WORK REQUIRED: Copy all lines below containing "with".

SUPPLIED RECORDS:
----------------------------------------

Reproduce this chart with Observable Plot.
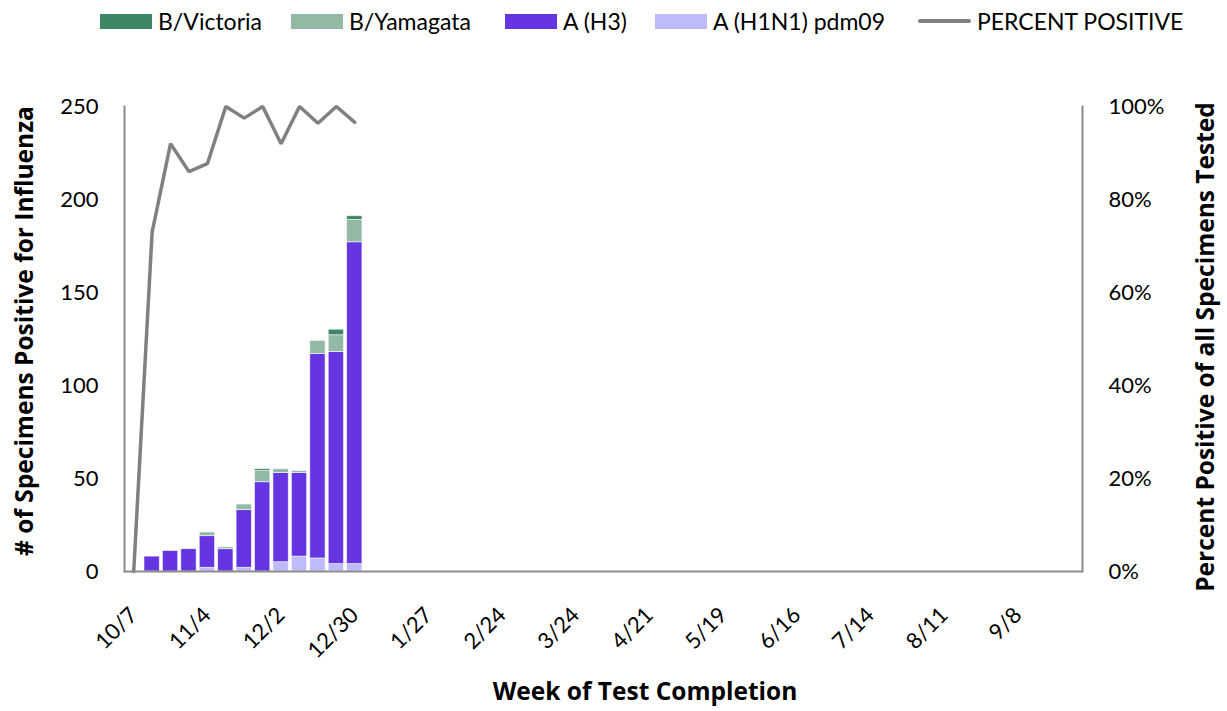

----------------------------------------

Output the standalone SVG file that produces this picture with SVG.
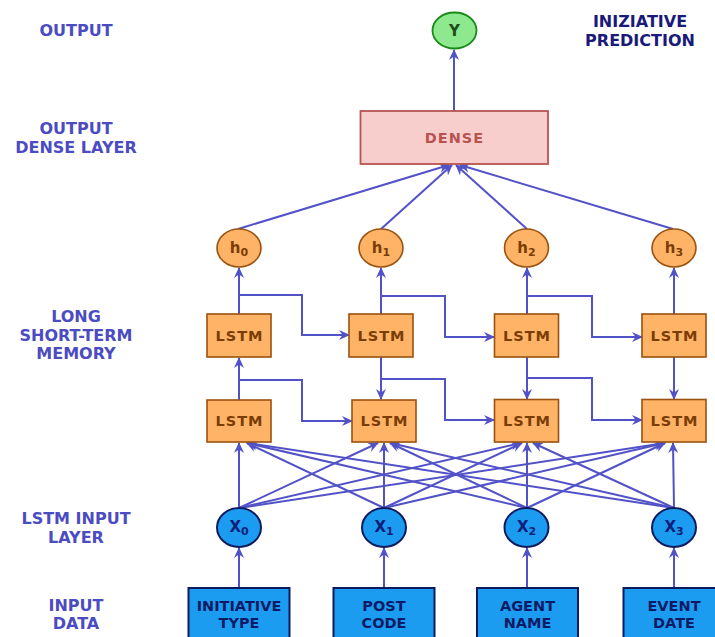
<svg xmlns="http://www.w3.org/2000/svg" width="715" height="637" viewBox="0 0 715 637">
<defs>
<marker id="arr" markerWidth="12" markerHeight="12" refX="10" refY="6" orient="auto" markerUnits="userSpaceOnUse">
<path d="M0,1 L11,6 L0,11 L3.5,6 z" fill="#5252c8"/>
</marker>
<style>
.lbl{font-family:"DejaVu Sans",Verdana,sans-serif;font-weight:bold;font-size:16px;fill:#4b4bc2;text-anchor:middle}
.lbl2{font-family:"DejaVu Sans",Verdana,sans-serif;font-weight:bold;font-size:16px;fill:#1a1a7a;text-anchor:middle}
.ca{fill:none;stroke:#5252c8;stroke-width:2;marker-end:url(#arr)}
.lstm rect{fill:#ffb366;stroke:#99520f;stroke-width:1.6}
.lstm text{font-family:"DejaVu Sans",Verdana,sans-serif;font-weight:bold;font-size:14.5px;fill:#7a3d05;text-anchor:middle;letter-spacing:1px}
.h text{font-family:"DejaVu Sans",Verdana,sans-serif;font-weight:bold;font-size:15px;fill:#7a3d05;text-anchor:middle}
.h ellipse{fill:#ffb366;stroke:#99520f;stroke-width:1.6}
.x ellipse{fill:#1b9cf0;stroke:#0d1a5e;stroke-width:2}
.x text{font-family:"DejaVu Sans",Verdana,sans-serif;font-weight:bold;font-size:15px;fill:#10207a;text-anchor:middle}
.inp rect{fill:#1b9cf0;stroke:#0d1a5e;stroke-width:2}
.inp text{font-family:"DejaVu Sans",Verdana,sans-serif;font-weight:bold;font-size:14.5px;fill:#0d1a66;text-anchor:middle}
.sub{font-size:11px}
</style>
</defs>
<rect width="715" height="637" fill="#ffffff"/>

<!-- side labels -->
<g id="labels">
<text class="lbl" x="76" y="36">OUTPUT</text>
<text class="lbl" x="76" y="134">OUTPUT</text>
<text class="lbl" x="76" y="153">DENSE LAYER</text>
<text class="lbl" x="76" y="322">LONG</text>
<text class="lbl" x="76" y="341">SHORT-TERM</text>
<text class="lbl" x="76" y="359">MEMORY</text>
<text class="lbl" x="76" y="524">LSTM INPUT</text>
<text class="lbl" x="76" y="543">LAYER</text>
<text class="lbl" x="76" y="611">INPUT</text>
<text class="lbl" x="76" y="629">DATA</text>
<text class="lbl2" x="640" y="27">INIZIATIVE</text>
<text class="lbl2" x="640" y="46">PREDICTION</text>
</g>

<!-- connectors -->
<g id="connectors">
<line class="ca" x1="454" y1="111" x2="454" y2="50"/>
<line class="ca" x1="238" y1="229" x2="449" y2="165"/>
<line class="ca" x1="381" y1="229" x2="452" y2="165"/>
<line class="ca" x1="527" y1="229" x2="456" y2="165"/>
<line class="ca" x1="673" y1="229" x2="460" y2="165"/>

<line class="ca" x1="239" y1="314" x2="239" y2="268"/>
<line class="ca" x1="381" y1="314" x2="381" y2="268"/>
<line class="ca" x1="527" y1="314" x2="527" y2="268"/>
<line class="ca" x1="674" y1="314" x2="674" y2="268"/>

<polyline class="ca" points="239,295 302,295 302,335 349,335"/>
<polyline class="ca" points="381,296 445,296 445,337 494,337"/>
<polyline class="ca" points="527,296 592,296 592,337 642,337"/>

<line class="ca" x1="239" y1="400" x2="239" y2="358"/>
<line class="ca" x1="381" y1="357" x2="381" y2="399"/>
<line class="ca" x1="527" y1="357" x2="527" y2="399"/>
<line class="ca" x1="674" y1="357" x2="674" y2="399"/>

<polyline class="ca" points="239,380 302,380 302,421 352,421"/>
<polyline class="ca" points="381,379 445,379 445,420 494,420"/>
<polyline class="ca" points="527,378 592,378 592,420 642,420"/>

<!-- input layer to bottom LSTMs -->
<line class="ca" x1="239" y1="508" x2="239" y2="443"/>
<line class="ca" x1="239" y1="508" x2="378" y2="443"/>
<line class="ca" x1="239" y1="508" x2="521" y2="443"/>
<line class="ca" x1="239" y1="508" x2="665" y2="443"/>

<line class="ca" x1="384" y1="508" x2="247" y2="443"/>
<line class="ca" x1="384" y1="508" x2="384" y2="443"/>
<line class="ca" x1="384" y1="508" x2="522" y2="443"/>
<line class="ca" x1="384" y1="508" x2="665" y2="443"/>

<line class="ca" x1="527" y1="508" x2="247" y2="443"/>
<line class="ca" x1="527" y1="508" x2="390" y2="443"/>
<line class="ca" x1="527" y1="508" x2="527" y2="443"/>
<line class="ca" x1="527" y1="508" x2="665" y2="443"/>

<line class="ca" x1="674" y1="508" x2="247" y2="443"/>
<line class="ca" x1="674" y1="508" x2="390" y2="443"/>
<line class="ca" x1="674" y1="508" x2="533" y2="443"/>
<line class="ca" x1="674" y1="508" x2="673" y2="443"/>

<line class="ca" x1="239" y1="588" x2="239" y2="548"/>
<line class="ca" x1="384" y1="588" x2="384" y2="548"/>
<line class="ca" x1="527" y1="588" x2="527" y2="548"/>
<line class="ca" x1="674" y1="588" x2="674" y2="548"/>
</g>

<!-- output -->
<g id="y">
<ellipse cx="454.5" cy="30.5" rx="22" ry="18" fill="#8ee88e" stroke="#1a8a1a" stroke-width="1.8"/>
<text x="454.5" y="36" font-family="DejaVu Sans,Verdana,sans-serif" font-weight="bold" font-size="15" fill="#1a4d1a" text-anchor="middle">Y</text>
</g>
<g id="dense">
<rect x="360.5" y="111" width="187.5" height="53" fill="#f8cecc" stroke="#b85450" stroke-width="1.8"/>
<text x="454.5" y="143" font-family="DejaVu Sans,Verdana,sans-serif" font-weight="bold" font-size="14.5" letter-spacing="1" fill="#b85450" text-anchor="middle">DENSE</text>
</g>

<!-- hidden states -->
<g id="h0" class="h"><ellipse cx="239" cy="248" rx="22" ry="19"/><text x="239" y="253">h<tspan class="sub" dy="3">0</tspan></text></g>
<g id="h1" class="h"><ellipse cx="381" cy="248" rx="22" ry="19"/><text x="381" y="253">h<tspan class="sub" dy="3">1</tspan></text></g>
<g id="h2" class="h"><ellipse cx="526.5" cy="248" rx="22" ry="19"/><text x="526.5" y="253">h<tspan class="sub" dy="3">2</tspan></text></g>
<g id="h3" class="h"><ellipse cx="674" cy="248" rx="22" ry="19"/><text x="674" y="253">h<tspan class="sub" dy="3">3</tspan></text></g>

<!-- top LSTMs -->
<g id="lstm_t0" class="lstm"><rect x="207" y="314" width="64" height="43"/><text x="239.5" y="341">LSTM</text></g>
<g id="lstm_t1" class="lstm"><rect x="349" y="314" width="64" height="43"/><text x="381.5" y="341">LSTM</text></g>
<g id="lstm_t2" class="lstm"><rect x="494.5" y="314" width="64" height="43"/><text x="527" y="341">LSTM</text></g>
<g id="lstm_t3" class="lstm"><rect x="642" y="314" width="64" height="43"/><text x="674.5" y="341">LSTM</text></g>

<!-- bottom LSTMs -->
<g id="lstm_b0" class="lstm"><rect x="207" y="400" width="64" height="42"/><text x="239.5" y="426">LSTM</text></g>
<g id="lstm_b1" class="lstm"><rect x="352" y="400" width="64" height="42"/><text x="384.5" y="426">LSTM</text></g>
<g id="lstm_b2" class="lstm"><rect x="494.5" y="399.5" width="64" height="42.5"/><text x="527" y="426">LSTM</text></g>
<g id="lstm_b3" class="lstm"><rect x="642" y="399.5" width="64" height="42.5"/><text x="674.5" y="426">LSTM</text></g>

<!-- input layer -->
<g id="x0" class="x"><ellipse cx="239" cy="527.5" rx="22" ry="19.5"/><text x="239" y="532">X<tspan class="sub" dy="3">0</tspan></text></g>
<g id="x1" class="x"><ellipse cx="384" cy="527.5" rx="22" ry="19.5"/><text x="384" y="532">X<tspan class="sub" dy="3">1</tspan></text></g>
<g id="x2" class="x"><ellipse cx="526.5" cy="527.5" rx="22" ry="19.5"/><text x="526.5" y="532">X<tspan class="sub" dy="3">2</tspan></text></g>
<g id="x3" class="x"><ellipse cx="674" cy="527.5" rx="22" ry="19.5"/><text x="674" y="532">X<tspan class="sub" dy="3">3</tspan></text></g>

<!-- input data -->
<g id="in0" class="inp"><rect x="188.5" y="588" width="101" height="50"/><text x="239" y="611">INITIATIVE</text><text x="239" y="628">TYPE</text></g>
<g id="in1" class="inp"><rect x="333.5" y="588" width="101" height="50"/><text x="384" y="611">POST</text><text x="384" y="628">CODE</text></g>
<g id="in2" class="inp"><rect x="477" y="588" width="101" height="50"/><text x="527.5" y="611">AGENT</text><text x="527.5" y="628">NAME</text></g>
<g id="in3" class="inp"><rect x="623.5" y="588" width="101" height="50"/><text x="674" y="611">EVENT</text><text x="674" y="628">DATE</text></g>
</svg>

----------------------------------------

TASK ANSWER:
Reproduce this chart with Observable Plot.
Output the standalone SVG file that produces this picture with SVG.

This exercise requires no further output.